Japa Essay

Don’t get agitated and depressed over your lack of attention and devotion in japa. Be grateful for what attachment you do have and capitalize on that. Build up. You watch yourself merely counting the minutes and seconds per round, the number of rounds, the time of day... the progress that any worker feels as he shovels his way or as she types her way or he reads his way through a designated amount of work. Think of piece workers who get credit for so many items sewn. Any worker with his eye on the clock, waiting for the coffee break, the lunch hour, the 5:00 P.M. whistle...

There’s that level of my japa reality, but I assume there’s more. I know there’s more. I keep going with it yearly, my whole life is only one life-chapter in a career that may take many lives of improving chanting. (Krishna prema could happen in a moment, or it could fail to happen for many births.)

I don’t want to fake my actual attitude. I mean I shouldn’t be overly dramatic about my disappointments. I’m not that upset about it. It’s a longstanding fact that I’m not ecstatic when I chant, I don’t experience that Krishna and Krishna’s name are nondifferent. Yet I chant every day. I feel good about fulfilling that obligation.
I also dearly love the practice. If a nondevotee sees me chant, I feel worlds apart—how much I value these prayer-bead mantras and how he or she cannot understand. If I cannot chant my mantras aloud and privately because I’m with karmis, then I feel how I love japa, how it’s like my life and breath.

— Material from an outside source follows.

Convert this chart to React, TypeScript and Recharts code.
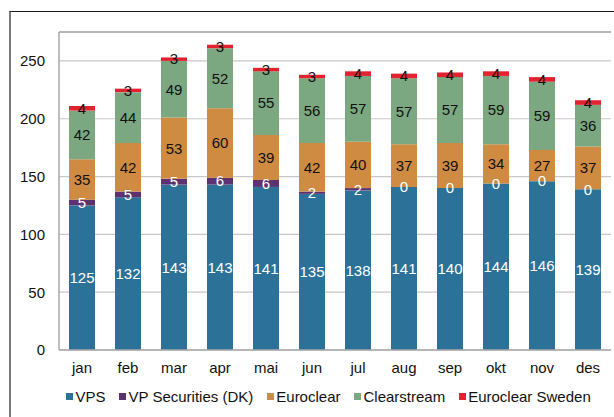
import React from "react";
import {
  BarChart,
  Bar,
  XAxis,
  YAxis,
  CartesianGrid,
  LabelList,
  ReferenceLine,
} from "recharts";

const months = ["jan", "feb", "mar", "apr", "mai", "jun", "jul", "aug", "sep", "okt", "nov", "des"];
const vps = [125, 132, 143, 143, 141, 135, 138, 141, 140, 144, 146, 139];
const vpDK = [5, 5, 5, 6, 6, 2, 2, 0, 0, 0, 0, 0];
const euroclear = [35, 42, 53, 60, 39, 42, 40, 37, 39, 34, 27, 37];
const clearstream = [42, 44, 49, 52, 55, 56, 57, 57, 57, 59, 59, 36];
const euroclearSweden = [4, 3, 3, 3, 3, 3, 4, 4, 4, 4, 4, 4];
const yTicks = [0, 50, 100, 150, 200, 250];

const seriesDefs = [
  { key: "vps", name: "VPS", color: "#2C7298", label: "#ffffff", values: vps },
  { key: "vpDK", name: "VP Securities (DK)", color: "#5D3270", label: "#ffffff", values: vpDK },
  { key: "euroclear", name: "Euroclear", color: "#CF8B41", label: "#111111", values: euroclear },
  { key: "clearstream", name: "Clearstream", color: "#7BA880", label: "#111111", values: clearstream },
  { key: "sweden", name: "Euroclear Sweden", color: "#E2232F", label: "#111111", values: euroclearSweden },
];

const data = months.map((m, i) => {
  const row: Record<string, any> = { month: m };
  seriesDefs.forEach((s) => {
    row[s.key] = s.values[i];
  });
  return row;
});

const FONT = "'Liberation Sans', Arial, Helvetica, sans-serif";

// Draws a zero-valued VP Securities label at the top of the VPS segment
const ZeroLabel = (props: any) => {
  const { x, y, width, value } = props;
  if (Number(value) !== 0) return null;
  return (
    <text
      x={Number(x) + Number(width) / 2}
      y={Number(y)}
      dy="0.355em"
      textAnchor="middle"
      fill="#ffffff"
      fontSize={15}
      fontFamily={FONT}
    >
      {value}
    </text>
  );
};

export default function App() {
  return (
    <div
      style={{
        position: "fixed",
        left: 0,
        top: 0,
        width: 614,
        height: 417,
        overflow: "hidden",
        background: "#ffffff",
        fontFamily: FONT,
      }}
    >
      <div
        style={{
          position: "absolute",
          left: 9,
          top: 11,
          width: 700,
          height: 500,
          borderTop: "1.5px solid #1a1a1a",
          borderLeft: "2px solid #7a7a7a",
        }}
      />
      <div style={{ position: "absolute", left: 0, top: 0 }}>
        <BarChart
          width={614}
          height={417}
          data={data}
          margin={{ top: 32, right: 3, left: 0, bottom: 37 }}
          barSize={26}
        >
          <CartesianGrid vertical={false} stroke="#c8c8c8" strokeWidth={1.2} />
          <XAxis
            dataKey="month"
            height={30}
            tickLine={false}
            tickSize={0}
            tickMargin={12}
            axisLine={{ stroke: "#a8a8a8", strokeWidth: 1.5 }}
            tick={{ fill: "#111111", fontSize: 15, fontFamily: FONT }}
            interval={0}
          />
          <YAxis
            width={59}
            domain={[0, 275]}
            ticks={yTicks}
            tickLine={false}
            tickSize={0}
            tickMargin={14}
            axisLine={{ stroke: "#a8a8a8", strokeWidth: 1.5 }}
            tick={{ fill: "#111111", fontSize: 15, fontFamily: FONT }}
            allowDataOverflow
          />
          <YAxis
            yAxisId="r"
            orientation="right"
            width={0}
            tick={false}
            tickLine={false}
            axisLine={{ stroke: "#a8a8a8", strokeWidth: 1.5 }}
          />
          <ReferenceLine y={275} stroke="#a8a8a8" strokeWidth={1.5} />
          {seriesDefs.map((s) => (
            <Bar
              key={s.key}
              dataKey={s.key}
              name={s.name}
              stackId="a"
              fill={s.color}
              isAnimationActive={false}
            >
              <LabelList
                dataKey={s.key}
                position="center"
                fill={s.label}
                fontSize={15}
                fontFamily={FONT}
              />
              {s.key === "vps" ? <LabelList dataKey="vpDK" content={ZeroLabel} /> : null}
            </Bar>
          ))}
        </BarChart>
      </div>
      <div
        style={{
          position: "absolute",
          left: 66,
          top: 388,
          display: "flex",
          alignItems: "center",
          fontSize: 15,
          color: "#111111",
          whiteSpace: "nowrap",
          lineHeight: "17px",
        }}
      >
        {seriesDefs.map((s, i) => (
          <div
            key={s.key}
            style={{ display: "flex", alignItems: "center", marginRight: i < seriesDefs.length - 1 ? 13.5 : 0 }}
          >
            <span
              style={{
                display: "inline-block",
                width: 7,
                height: 7,
                background: s.color,
                marginRight: 2.5,
              }}
            />
            <span>{s.name}</span>
          </div>
        ))}
      </div>
    </div>
  );
}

But we accept more as a matter of fact that we chant with no taste. “When oh when will that day be mine when my offenses ceasing,/ taste for the name increasing—/ when in my heart will Your mercy shine?” When I read those lines, I think he’s describing me. But it’s no big deal. It’s like the way I accept my somewhat crippled left ankle or my headache syndrome. I live within those limits, and I don’t necessarily lament. If I can walk for half an hour a day, that’s fine. I don’t expect to walk more than that. If I can go for half a day without a headache, that’s wonderful—and I try to get as much done as I can within that no-headache zone. But when the pressure starts coming again, I live with it. I have no other choice. The loveless, inattentive chanting is another part of my life and conditioning.

Besides, I have the hope that I can improve. It’s up to Krishna. Within my power is the ability not to worsen. I can occasionally take a japa retreat.